Слышимость в доме была хорошая: тонкие гипсокартоновые стены пропускали через себя любой звук. Ничего нельзя было утаить, даже шепотом. Когда у кого-то случались горе или радость об этом всегда узнавал весь подъезд. Нине это ужасно не нравилось, она чувствовала себя незащищенной. Думала она, что не дело это, когда даже дома у себя не можешь спрятаться от чужого назойливого внимания.
Женщина ушла на кухню, притворила дверь и забилась в уголок, чтобы только никто ее тут не нашел. Все уже спали, из соседней комнаты доносился громогласный храп, подобно скрипу проржавевшего железа, ударял по ее воспаленной нервной системе.
Нина сварила себе чаю, положила туда мяту, но все равно расплакалась, хотя делать этого не хотела. Лопнули какие-то струны внутри нее до этого бывшие все время натянутыми. Нужно было почувствовать себя слабой и немножечко себя пожалеть. Больше у нее и не получилось — она различила шаги в коридоре. Не слышать их было сложно — походка у ее сына из-за косолапости была слишком тяжелая. Нина поспешно вытерла слезы и натянула на лицо дежурную улыбку.
На кухню заглянул Илюша.
— Мамочка, почему ты не спишь? — тихонько спросил он. Нина протянула руки, и мальчик послушно обнял ее в ответ. Женщина уткнулась лицом ему в волосы — светлые и мягкие, они напоминали оперенье крупной чайки.
— Не спится, — коротко ответила она.
Они посидели некоторое время, помолчали. Нина спохватилась, что уже поздний час, и напомнила себе, что нужно отправить ребенка в постель. Да и самой ей завтра встать предстоит рано. У нее много дел, нет времени для слабости. День будет важный.
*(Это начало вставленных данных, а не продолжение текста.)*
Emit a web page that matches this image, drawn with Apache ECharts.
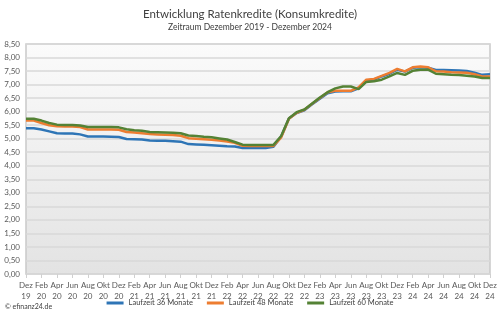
<!DOCTYPE html>
<html>
<head>
<meta charset="utf-8">
<script src="https://cdn.jsdelivr.net/npm/echarts@6/dist/echarts.min.js"></script>
<style>
  html, body { margin: 0; padding: 0; background: #ffffff; }
  #chart { width: 500px; height: 325px; }
</style>
</head>
<body>
<div id="chart"></div>
<script>
// Monthly periods, December 2019 through December 2024
const months = [
  'Dez 19','Jan 20','Feb 20','Mär 20','Apr 20','Mai 20','Jun 20','Jul 20','Aug 20','Sep 20','Okt 20','Nov 20',
  'Dez 20','Jan 21','Feb 21','Mär 21','Apr 21','Mai 21','Jun 21','Jul 21','Aug 21','Sep 21','Okt 21','Nov 21',
  'Dez 21','Jan 22','Feb 22','Mär 22','Apr 22','Mai 22','Jun 22','Jul 22','Aug 22','Sep 22','Okt 22','Nov 22',
  'Dez 22','Jan 23','Feb 23','Mär 23','Apr 23','Mai 23','Jun 23','Jul 23','Aug 23','Sep 23','Okt 23','Nov 23',
  'Dez 23','Jan 24','Feb 24','Mär 24','Apr 24','Mai 24','Jun 24','Jul 24','Aug 24','Sep 24','Okt 24','Nov 24',
  'Dez 24'
];

// Effective interest rates (%) by loan term
const rate36 = [
  5.39, 5.39, 5.34, 5.27, 5.20, 5.19, 5.19, 5.16, 5.08, 5.08, 5.08, 5.07,
  5.06, 4.99, 4.98, 4.97, 4.93, 4.92, 4.92, 4.91, 4.89, 4.80, 4.79, 4.78,
  4.76, 4.74, 4.72, 4.71, 4.66, 4.66, 4.66, 4.66, 4.70, 5.08, 5.75, 5.95,
  6.05, 6.27, 6.48, 6.68, 6.74, 6.75, 6.75, 6.86, 7.15, 7.18, 7.30, 7.40,
  7.55, 7.48, 7.62, 7.64, 7.62, 7.54, 7.54, 7.53, 7.52, 7.50, 7.44, 7.36,
  7.38
];
const rate48 = [
  5.67, 5.67, 5.58, 5.50, 5.46, 5.45, 5.45, 5.43, 5.34, 5.34, 5.34, 5.34,
  5.33, 5.25, 5.23, 5.20, 5.17, 5.16, 5.15, 5.14, 5.11, 5.02, 5.00, 4.98,
  4.96, 4.93, 4.90, 4.85, 4.74, 4.73, 4.73, 4.73, 4.73, 5.05, 5.74, 5.96,
  6.07, 6.29, 6.50, 6.72, 6.77, 6.77, 6.77, 6.90, 7.18, 7.21, 7.32, 7.43,
  7.58, 7.49, 7.64, 7.67, 7.64, 7.49, 7.48, 7.46, 7.45, 7.44, 7.38, 7.30,
  7.30
];
const rate60 = [
  5.74, 5.74, 5.67, 5.58, 5.52, 5.51, 5.51, 5.49, 5.43, 5.43, 5.43, 5.43,
  5.42, 5.35, 5.31, 5.29, 5.25, 5.24, 5.23, 5.22, 5.20, 5.12, 5.10, 5.07,
  5.05, 5.01, 4.97, 4.88, 4.78, 4.77, 4.77, 4.77, 4.77, 5.10, 5.76, 5.98,
  6.08, 6.30, 6.52, 6.72, 6.86, 6.93, 6.93, 6.83, 7.10, 7.12, 7.18, 7.30,
  7.43, 7.36, 7.51, 7.55, 7.55, 7.40, 7.38, 7.36, 7.35, 7.33, 7.30, 7.24,
  7.24
];

const seriesNames = ['Laufzeit 36 Monate', 'Laufzeit 48 Monate', 'Laufzeit 60 Monate'];
const seriesColors = ['#2E75B6', '#ED7D31', '#548235'];
const seriesData = [rate36, rate48, rate60];

const font = 'Lato, "Open Sans", sans-serif';
const chart = echarts.init(document.getElementById('chart'), null, { renderer: 'canvas' });

chart.setOption({
  animation: false,
  backgroundColor: '#ffffff',
  textStyle: { fontFamily: font },
  title: [
    {
      text: 'Entwicklung Ratenkredite (Konsumkredite)',
      left: 'center', top: 3,
      textStyle: { fontFamily: font, fontSize: 11.5, fontWeight: 'normal', color: '#404040' }
    },
    {
      text: 'Zeitraum Dezember 2019 - Dezember 2024',
      left: 'center', top: 18,
      textStyle: { fontFamily: font, fontSize: 8.5, fontWeight: 'normal', color: '#404040' }
    },
    {
      text: '© efinanz24.de',
      left: 0, top: 298,
      textStyle: { fontFamily: font, fontSize: 7, fontWeight: 'normal', color: '#404040' }
    }
  ],
  legend: {
    data: seriesNames,
    top: 294,
    left: 'center',
    itemWidth: 17,
    itemHeight: 3,
    itemGap: 14,
    icon: 'rect',
    textStyle: { fontFamily: font, fontSize: 7.5, color: '#404040', padding: [0, 0, 0, 0] }
  },
  grid: {
    left: 26, right: 10, top: 44, bottom: 51,
    show: true,
    borderColor: '#c9c9c9',
    borderWidth: 1.5,
    backgroundColor: {
      type: 'linear', x: 0, y: 0, x2: 0, y2: 1,
      colorStops: [
        { offset: 0, color: '#fbfbfb' },
        { offset: 1, color: '#e3e3e3' }
      ]
    }
  },
  xAxis: {
    type: 'category',
    data: months,
    boundaryGap: false,
    axisLine: { show: false },
    axisTick: {
      show: true, interval: 1, length: 4, inside: false,
      lineStyle: { color: '#d0d0d0', width: 1 }
    },
    axisLabel: {
      interval: 1,
      fontSize: 8,
      color: '#595959',
      lineHeight: 11,
      margin: 6,
      formatter: v => v.replace(' ', '\n')
    },
    splitLine: { show: false }
  },
  yAxis: {
    type: 'value',
    min: 0, max: 8.5, interval: 0.5,
    axisLine: { show: false },
    axisTick: { show: false },
    axisLabel: {
      fontSize: 8, color: '#595959', margin: 6,
      formatter: v => v.toFixed(2).replace('.', ',')
    },
    splitLine: { lineStyle: { color: '#d9d9d9', width: 1.5 } }
  },
  series: seriesData.map((d, k) => ({
    name: seriesNames[k],
    type: 'line',
    data: d,
    symbol: 'none',
    color: seriesColors[k],
    lineStyle: { width: 2.5, color: seriesColors[k] }
  }))
});
</script>
</body>
</html>
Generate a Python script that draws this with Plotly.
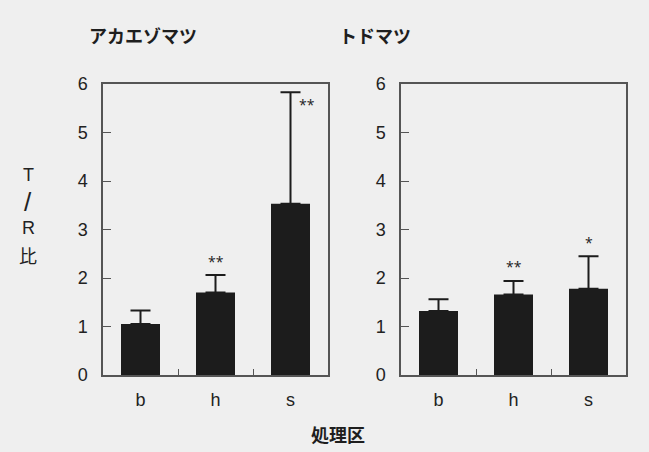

— Илюша, пойдем в кроватку? — заговорила Нина и мягко отстранила сына от себя. Он послушно кивнул и внимательно посмотрел в лицо женщине. Спорить он даже не думал, как будто все понимал. Нине все чаще казалось, что он знает, куда больше, чем она сама, только по каким-то причинам продолжает делать прикидываться несмышленым мальчишкой. В любом случае — так или нет, но она чувствовала в нем родственную, самую близкую душу, ближе чем кто бы то ни было.
Они ушли в комнату, женщина включила тусклую настольную лампу. Жили они совсем не богато, даже на электричестве порой экономили. Но только не на книгах.
Нина хотела почитать сыну на ночь, но он вдруг запротестовал.
— Нет-нет, — затараторил он, — я сам. У меня получается! Я умею. Пожалуйста!
Она вздохнула и потрепала мальчика по светлым волосам. Ему передался ее нордический арийский тип. Она подумала с нежностью, что он очень красивый ребенок, даже не смотря на болезнь… И глаза эти небесно-голубые никакое косоглазие не испортит. Ничего не испортит.
— Нет, малыш, — возразила она, — тебе уже пора спать. Конечно, ты умеешь.
Илья еще повозмущался некоторое время, но потом позволил снять с себя очки и отдал Нине книгу.
Женщина поцеловала его в лоб, убрав растрепанную челку, выключила ночник и вышла прочь. За дверью на нее снова нахлынуло что-то такое томительно-теплое, невыносимое и отчаянное. Слезы неслышно потекли из глаз, она смахнула их тыльной стороной ладони и улыбнулась, глядя куда-то в темноту коридора.